- Data extract

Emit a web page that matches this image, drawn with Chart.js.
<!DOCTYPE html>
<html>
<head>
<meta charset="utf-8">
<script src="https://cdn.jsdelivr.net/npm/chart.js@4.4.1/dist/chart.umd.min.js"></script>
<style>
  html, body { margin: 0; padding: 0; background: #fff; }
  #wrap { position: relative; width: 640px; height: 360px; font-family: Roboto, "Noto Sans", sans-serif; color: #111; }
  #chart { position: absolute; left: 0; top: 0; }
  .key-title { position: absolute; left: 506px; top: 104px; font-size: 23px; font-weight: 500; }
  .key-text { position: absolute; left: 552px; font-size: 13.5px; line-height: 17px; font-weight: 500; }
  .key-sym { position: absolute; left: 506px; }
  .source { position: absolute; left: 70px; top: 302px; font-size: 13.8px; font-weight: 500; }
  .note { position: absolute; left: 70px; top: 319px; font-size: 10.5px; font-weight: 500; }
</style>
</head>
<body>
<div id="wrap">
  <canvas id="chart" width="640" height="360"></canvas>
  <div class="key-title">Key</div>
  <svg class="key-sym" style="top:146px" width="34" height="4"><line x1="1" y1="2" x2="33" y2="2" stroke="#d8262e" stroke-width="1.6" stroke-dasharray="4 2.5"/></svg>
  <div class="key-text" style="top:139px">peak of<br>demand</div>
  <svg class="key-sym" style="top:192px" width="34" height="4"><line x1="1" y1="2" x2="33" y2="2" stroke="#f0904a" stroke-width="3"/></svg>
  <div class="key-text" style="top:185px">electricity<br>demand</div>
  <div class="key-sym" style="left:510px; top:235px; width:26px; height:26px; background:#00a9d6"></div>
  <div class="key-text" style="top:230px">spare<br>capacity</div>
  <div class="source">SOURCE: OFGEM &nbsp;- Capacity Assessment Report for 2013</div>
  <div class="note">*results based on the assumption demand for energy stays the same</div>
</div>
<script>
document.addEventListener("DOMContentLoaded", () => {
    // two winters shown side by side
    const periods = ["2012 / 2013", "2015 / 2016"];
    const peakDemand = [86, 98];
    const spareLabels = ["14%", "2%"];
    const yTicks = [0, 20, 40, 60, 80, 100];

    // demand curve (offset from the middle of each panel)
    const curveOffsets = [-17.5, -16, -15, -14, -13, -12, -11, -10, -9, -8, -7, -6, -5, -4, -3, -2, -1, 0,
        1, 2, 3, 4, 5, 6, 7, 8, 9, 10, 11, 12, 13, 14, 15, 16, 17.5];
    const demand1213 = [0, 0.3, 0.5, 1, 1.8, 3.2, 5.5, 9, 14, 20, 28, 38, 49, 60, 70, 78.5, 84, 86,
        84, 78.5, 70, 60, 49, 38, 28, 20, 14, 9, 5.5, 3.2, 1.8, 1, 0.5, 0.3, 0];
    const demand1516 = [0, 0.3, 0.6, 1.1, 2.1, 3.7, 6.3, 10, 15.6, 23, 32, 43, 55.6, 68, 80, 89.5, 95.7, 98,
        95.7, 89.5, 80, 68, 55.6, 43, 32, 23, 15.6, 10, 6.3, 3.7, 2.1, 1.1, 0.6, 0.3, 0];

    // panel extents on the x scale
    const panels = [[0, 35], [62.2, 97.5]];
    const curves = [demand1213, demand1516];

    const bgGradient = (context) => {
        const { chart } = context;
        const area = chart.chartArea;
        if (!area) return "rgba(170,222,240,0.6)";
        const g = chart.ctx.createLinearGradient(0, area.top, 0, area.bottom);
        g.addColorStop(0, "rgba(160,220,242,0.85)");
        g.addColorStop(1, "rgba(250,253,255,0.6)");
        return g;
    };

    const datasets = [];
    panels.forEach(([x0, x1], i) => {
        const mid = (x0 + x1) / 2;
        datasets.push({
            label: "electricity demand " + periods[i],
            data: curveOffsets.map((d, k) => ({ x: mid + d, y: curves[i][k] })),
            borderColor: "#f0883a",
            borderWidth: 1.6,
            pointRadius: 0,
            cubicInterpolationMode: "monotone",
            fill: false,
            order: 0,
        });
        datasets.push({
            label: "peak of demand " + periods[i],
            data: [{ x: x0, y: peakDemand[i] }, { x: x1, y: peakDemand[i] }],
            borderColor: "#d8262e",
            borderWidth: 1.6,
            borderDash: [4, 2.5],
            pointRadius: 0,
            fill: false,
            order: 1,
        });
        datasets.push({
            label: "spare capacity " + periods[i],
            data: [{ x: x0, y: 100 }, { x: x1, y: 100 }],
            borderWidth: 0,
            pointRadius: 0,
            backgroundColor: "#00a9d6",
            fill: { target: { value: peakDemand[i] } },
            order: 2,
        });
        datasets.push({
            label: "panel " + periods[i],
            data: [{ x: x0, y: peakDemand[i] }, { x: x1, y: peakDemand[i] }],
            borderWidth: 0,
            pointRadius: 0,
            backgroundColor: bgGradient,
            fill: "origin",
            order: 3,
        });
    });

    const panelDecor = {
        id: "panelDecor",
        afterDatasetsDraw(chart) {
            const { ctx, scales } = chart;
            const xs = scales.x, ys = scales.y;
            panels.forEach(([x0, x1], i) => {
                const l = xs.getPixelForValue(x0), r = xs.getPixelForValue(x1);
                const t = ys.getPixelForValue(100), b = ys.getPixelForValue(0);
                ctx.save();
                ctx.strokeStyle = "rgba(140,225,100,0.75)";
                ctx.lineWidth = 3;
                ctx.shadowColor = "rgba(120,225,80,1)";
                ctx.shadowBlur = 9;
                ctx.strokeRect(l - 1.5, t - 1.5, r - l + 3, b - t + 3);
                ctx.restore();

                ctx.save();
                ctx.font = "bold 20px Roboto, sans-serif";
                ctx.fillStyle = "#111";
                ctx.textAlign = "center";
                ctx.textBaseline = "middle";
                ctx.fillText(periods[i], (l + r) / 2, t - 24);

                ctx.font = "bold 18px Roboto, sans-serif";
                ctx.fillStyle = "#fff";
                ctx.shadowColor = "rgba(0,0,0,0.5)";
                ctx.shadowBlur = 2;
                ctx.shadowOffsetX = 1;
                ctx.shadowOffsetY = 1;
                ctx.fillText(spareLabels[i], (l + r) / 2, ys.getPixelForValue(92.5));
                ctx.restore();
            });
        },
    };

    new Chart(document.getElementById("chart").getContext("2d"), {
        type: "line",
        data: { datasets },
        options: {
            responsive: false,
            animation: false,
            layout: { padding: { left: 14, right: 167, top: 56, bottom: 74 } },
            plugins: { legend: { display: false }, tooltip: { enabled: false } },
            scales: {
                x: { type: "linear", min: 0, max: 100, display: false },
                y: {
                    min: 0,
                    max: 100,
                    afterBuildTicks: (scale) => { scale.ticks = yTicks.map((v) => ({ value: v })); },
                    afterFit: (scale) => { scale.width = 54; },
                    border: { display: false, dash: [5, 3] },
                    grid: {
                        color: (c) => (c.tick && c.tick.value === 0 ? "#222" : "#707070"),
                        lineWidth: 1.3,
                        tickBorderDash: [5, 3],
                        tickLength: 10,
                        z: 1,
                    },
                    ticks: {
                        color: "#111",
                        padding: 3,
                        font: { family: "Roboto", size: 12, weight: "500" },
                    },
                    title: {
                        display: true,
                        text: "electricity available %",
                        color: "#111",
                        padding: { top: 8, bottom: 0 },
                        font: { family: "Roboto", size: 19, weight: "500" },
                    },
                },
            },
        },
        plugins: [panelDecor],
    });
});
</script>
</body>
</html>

- Exercise description
Extract the listing in its entirety and repeat it exactly.

- The answer
Emit a web page that matches this image, drawn with Chart.js.
<!DOCTYPE html>
<html>
<head>
<meta charset="utf-8">
<script src="https://cdn.jsdelivr.net/npm/chart.js@4.4.1/dist/chart.umd.min.js"></script>
<style>
  html, body { margin: 0; padding: 0; background: #fff; }
  #wrap { position: relative; width: 640px; height: 360px; font-family: Roboto, "Noto Sans", sans-serif; color: #111; }
  #chart { position: absolute; left: 0; top: 0; }
  .key-title { position: absolute; left: 506px; top: 104px; font-size: 23px; font-weight: 500; }
  .key-text { position: absolute; left: 552px; font-size: 13.5px; line-height: 17px; font-weight: 500; }
  .key-sym { position: absolute; left: 506px; }
  .source { position: absolute; left: 70px; top: 302px; font-size: 13.8px; font-weight: 500; }
  .note { position: absolute; left: 70px; top: 319px; font-size: 10.5px; font-weight: 500; }
</style>
</head>
<body>
<div id="wrap">
  <canvas id="chart" width="640" height="360"></canvas>
  <div class="key-title">Key</div>
  <svg class="key-sym" style="top:146px" width="34" height="4"><line x1="1" y1="2" x2="33" y2="2" stroke="#d8262e" stroke-width="1.6" stroke-dasharray="4 2.5"/></svg>
  <div class="key-text" style="top:139px">peak of<br>demand</div>
  <svg class="key-sym" style="top:192px" width="34" height="4"><line x1="1" y1="2" x2="33" y2="2" stroke="#f0904a" stroke-width="3"/></svg>
  <div class="key-text" style="top:185px">electricity<br>demand</div>
  <div class="key-sym" style="left:510px; top:235px; width:26px; height:26px; background:#00a9d6"></div>
  <div class="key-text" style="top:230px">spare<br>capacity</div>
  <div class="source">SOURCE: OFGEM &nbsp;- Capacity Assessment Report for 2013</div>
  <div class="note">*results based on the assumption demand for energy stays the same</div>
</div>
<script>
document.addEventListener("DOMContentLoaded", () => {
    // two winters shown side by side
    const periods = ["2012 / 2013", "2015 / 2016"];
    const peakDemand = [86, 98];
    const spareLabels = ["14%", "2%"];
    const yTicks = [0, 20, 40, 60, 80, 100];

    // demand curve (offset from the middle of each panel)
    const curveOffsets = [-17.5, -16, -15, -14, -13, -12, -11, -10, -9, -8, -7, -6, -5, -4, -3, -2, -1, 0,
        1, 2, 3, 4, 5, 6, 7, 8, 9, 10, 11, 12, 13, 14, 15, 16, 17.5];
    const demand1213 = [0, 0.3, 0.5, 1, 1.8, 3.2, 5.5, 9, 14, 20, 28, 38, 49, 60, 70, 78.5, 84, 86,
        84, 78.5, 70, 60, 49, 38, 28, 20, 14, 9, 5.5, 3.2, 1.8, 1, 0.5, 0.3, 0];
    const demand1516 = [0, 0.3, 0.6, 1.1, 2.1, 3.7, 6.3, 10, 15.6, 23, 32, 43, 55.6, 68, 80, 89.5, 95.7, 98,
        95.7, 89.5, 80, 68, 55.6, 43, 32, 23, 15.6, 10, 6.3, 3.7, 2.1, 1.1, 0.6, 0.3, 0];

    // panel extents on the x scale
    const panels = [[0, 35], [62.2, 97.5]];
    const curves = [demand1213, demand1516];

    const bgGradient = (context) => {
        const { chart } = context;
        const area = chart.chartArea;
        if (!area) return "rgba(170,222,240,0.6)";
        const g = chart.ctx.createLinearGradient(0, area.top, 0, area.bottom);
        g.addColorStop(0, "rgba(160,220,242,0.85)");
        g.addColorStop(1, "rgba(250,253,255,0.6)");
        return g;
    };

    const datasets = [];
    panels.forEach(([x0, x1], i) => {
        const mid = (x0 + x1) / 2;
        datasets.push({
            label: "electricity demand " + periods[i],
            data: curveOffsets.map((d, k) => ({ x: mid + d, y: curves[i][k] })),
            borderColor: "#f0883a",
            borderWidth: 1.6,
            pointRadius: 0,
            cubicInterpolationMode: "monotone",
            fill: false,
            order: 0,
        });
        datasets.push({
            label: "peak of demand " + periods[i],
            data: [{ x: x0, y: peakDemand[i] }, { x: x1, y: peakDemand[i] }],
            borderColor: "#d8262e",
            borderWidth: 1.6,
            borderDash: [4, 2.5],
            pointRadius: 0,
            fill: false,
            order: 1,
        });
        datasets.push({
            label: "spare capacity " + periods[i],
            data: [{ x: x0, y: 100 }, { x: x1, y: 100 }],
            borderWidth: 0,
            pointRadius: 0,
            backgroundColor: "#00a9d6",
            fill: { target: { value: peakDemand[i] } },
            order: 2,
        });
        datasets.push({
            label: "panel " + periods[i],
            data: [{ x: x0, y: peakDemand[i] }, { x: x1, y: peakDemand[i] }],
            borderWidth: 0,
            pointRadius: 0,
            backgroundColor: bgGradient,
            fill: "origin",
            order: 3,
        });
    });

    const panelDecor = {
        id: "panelDecor",
        afterDatasetsDraw(chart) {
            const { ctx, scales } = chart;
            const xs = scales.x, ys = scales.y;
            panels.forEach(([x0, x1], i) => {
                const l = xs.getPixelForValue(x0), r = xs.getPixelForValue(x1);
                const t = ys.getPixelForValue(100), b = ys.getPixelForValue(0);
                ctx.save();
                ctx.strokeStyle = "rgba(140,225,100,0.75)";
                ctx.lineWidth = 3;
                ctx.shadowColor = "rgba(120,225,80,1)";
                ctx.shadowBlur = 9;
                ctx.strokeRect(l - 1.5, t - 1.5, r - l + 3, b - t + 3);
                ctx.restore();

                ctx.save();
                ctx.font = "bold 20px Roboto, sans-serif";
                ctx.fillStyle = "#111";
                ctx.textAlign = "center";
                ctx.textBaseline = "middle";
                ctx.fillText(periods[i], (l + r) / 2, t - 24);

                ctx.font = "bold 18px Roboto, sans-serif";
                ctx.fillStyle = "#fff";
                ctx.shadowColor = "rgba(0,0,0,0.5)";
                ctx.shadowBlur = 2;
                ctx.shadowOffsetX = 1;
                ctx.shadowOffsetY = 1;
                ctx.fillText(spareLabels[i], (l + r) / 2, ys.getPixelForValue(92.5));
                ctx.restore();
            });
        },
    };

    new Chart(document.getElementById("chart").getContext("2d"), {
        type: "line",
        data: { datasets },
        options: {
            responsive: false,
            animation: false,
            layout: { padding: { left: 14, right: 167, top: 56, bottom: 74 } },
            plugins: { legend: { display: false }, tooltip: { enabled: false } },
            scales: {
                x: { type: "linear", min: 0, max: 100, display: false },
                y: {
                    min: 0,
                    max: 100,
                    afterBuildTicks: (scale) => { scale.ticks = yTicks.map((v) => ({ value: v })); },
                    afterFit: (scale) => { scale.width = 54; },
                    border: { display: false, dash: [5, 3] },
                    grid: {
                        color: (c) => (c.tick && c.tick.value === 0 ? "#222" : "#707070"),
                        lineWidth: 1.3,
                        tickBorderDash: [5, 3],
                        tickLength: 10,
                        z: 1,
                    },
                    ticks: {
                        color: "#111",
                        padding: 3,
                        font: { family: "Roboto", size: 12, weight: "500" },
                    },
                    title: {
                        display: true,
                        text: "electricity available %",
                        color: "#111",
                        padding: { top: 8, bottom: 0 },
                        font: { family: "Roboto", size: 19, weight: "500" },
                    },
                },
            },
        },
        plugins: [panelDecor],
    });
});
</script>
</body>
</html>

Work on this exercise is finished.